» Your instructions: Extract word for word the lines of the listing from its start to the line holding "import * as", both ends kept; pictures are not part of the copy.

» Dataset excerpt:
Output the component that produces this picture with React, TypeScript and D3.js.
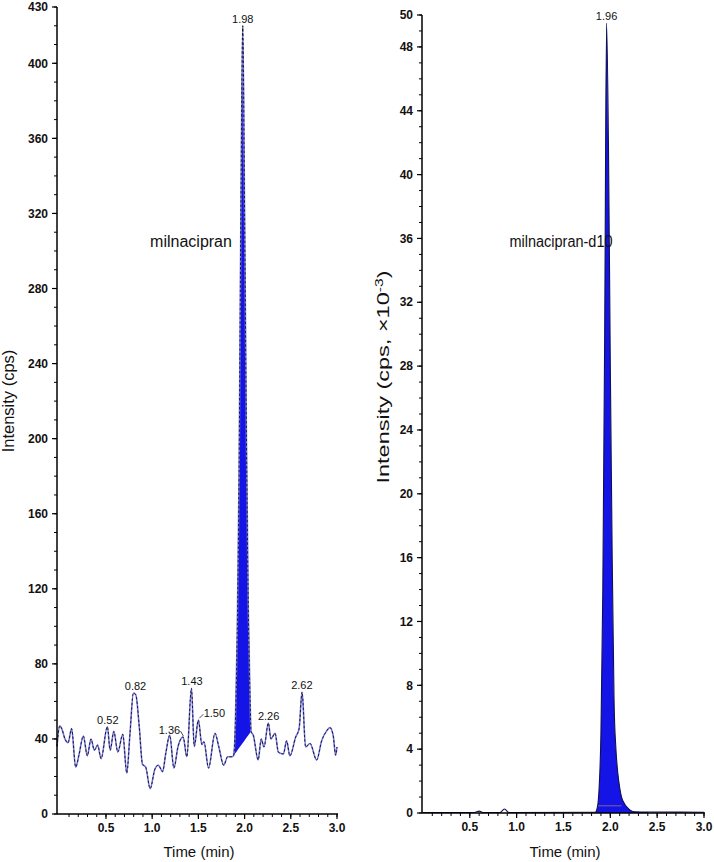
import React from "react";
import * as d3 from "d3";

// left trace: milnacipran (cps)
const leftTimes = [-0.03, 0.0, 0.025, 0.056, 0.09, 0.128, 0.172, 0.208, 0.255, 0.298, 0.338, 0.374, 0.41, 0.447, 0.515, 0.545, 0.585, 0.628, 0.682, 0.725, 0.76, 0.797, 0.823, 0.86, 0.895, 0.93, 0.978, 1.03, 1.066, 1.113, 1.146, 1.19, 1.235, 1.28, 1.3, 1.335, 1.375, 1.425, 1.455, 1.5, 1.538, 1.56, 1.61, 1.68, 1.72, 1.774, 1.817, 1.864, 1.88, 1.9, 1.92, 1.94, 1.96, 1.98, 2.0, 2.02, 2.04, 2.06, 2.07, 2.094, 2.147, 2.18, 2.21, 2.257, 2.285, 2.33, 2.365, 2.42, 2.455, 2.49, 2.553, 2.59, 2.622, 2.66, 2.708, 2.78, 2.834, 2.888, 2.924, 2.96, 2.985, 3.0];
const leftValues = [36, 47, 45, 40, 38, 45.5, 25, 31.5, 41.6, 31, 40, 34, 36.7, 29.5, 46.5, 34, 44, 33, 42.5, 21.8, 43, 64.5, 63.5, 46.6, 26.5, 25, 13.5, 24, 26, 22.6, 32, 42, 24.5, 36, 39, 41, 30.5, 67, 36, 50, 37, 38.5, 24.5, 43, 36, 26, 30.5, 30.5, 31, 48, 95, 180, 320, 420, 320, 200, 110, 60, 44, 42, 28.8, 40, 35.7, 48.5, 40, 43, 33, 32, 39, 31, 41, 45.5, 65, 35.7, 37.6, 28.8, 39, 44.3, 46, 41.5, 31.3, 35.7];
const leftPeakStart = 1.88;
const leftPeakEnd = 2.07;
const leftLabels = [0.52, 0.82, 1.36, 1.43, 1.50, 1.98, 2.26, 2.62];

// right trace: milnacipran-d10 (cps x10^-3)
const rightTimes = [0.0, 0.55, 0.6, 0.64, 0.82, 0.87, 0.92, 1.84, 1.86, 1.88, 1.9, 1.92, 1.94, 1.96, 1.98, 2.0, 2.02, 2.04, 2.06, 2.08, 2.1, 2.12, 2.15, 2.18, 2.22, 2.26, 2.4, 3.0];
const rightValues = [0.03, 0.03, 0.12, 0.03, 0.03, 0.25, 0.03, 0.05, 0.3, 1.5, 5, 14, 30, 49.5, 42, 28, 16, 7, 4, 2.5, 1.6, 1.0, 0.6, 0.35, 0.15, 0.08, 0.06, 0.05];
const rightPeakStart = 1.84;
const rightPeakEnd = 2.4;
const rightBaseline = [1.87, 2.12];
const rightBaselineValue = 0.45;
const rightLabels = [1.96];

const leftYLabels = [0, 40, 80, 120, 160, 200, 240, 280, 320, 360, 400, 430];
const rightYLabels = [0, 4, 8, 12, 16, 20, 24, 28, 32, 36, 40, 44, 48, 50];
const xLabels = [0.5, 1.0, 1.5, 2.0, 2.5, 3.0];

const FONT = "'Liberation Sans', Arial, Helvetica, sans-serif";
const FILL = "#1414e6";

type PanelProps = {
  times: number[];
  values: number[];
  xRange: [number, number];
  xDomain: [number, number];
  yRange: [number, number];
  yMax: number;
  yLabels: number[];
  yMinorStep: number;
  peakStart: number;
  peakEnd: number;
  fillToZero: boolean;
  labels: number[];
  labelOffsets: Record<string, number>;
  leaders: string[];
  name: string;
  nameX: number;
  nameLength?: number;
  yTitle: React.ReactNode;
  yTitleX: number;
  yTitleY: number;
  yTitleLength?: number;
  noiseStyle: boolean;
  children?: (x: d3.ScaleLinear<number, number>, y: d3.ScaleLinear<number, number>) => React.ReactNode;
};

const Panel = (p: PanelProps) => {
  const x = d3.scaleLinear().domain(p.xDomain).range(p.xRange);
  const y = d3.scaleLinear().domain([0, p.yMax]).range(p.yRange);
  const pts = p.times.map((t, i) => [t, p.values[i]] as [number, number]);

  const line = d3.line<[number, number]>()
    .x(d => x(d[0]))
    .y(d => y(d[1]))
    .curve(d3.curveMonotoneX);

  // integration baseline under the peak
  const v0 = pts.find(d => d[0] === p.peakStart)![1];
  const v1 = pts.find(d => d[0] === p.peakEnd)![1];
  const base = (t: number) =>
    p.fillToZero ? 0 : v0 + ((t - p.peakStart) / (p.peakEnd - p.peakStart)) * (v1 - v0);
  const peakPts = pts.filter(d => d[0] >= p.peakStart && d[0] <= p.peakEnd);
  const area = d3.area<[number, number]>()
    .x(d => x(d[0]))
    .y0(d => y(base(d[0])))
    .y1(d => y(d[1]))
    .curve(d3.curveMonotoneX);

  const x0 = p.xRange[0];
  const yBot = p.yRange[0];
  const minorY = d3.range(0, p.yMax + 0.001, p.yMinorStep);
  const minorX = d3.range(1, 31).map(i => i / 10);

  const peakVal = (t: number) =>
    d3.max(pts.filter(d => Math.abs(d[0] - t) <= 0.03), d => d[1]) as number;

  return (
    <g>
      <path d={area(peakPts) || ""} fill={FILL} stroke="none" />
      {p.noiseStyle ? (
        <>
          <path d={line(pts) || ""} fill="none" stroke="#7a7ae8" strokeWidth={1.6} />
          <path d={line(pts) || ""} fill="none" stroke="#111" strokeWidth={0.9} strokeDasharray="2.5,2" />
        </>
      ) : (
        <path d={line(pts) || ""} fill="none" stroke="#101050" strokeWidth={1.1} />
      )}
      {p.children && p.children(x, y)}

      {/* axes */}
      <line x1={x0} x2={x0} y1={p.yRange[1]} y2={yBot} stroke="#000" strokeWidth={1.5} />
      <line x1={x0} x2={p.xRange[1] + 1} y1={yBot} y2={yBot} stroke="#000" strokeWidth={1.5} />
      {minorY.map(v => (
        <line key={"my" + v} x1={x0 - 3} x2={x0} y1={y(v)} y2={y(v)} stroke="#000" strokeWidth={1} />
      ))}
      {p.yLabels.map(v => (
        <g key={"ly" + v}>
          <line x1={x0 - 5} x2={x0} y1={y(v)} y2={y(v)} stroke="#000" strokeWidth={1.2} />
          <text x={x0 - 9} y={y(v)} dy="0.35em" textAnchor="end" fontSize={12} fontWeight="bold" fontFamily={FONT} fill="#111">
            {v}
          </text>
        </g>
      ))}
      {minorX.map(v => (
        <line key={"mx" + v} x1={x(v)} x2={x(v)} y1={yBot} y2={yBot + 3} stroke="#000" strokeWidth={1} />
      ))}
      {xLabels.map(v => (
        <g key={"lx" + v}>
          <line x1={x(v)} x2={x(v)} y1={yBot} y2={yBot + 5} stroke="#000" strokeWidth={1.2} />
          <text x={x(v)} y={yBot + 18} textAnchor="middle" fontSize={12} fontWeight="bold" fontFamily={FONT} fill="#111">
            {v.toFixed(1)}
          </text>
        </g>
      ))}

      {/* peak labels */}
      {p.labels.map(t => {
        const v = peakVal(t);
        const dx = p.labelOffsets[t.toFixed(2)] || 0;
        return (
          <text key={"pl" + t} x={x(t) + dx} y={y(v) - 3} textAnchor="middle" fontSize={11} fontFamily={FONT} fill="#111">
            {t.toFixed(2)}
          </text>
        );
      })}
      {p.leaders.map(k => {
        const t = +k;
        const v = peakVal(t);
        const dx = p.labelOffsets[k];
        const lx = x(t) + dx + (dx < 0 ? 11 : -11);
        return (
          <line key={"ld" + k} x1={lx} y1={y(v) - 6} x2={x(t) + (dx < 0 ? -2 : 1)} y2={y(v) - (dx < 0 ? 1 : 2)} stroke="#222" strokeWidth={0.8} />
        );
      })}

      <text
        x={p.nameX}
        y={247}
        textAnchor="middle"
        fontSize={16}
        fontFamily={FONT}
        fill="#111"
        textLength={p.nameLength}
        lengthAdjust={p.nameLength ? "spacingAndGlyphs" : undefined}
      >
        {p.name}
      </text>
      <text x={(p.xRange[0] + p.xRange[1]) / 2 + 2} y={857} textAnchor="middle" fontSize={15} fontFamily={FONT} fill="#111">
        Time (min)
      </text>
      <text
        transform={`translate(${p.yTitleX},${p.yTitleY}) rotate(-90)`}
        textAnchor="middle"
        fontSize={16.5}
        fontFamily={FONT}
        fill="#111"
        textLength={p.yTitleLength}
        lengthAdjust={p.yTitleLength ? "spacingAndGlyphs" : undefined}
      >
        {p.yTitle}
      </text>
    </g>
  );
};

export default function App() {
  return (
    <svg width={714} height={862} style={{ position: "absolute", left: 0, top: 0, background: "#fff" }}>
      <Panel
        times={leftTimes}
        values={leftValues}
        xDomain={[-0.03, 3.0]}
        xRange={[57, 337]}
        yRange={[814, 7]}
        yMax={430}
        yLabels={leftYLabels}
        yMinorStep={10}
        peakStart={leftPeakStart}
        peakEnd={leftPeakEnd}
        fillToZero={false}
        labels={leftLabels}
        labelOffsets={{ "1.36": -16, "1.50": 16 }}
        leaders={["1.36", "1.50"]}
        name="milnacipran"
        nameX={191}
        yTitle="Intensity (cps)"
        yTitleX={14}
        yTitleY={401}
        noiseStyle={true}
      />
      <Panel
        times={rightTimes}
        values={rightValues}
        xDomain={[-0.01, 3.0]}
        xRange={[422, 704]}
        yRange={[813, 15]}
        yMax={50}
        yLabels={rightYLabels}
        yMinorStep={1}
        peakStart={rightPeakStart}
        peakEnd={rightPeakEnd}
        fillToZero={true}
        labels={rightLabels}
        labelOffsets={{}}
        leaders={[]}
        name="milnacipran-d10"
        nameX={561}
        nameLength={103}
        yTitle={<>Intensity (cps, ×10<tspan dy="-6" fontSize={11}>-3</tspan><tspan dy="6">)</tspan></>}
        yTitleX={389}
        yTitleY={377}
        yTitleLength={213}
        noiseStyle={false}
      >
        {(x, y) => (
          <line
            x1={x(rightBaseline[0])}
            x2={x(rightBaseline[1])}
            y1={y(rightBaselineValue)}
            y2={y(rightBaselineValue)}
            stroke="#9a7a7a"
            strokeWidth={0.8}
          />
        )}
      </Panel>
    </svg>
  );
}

» Written response:
Output the component that produces this picture with React, TypeScript and D3.js.
import React from "react";
import * as d3 from "d3";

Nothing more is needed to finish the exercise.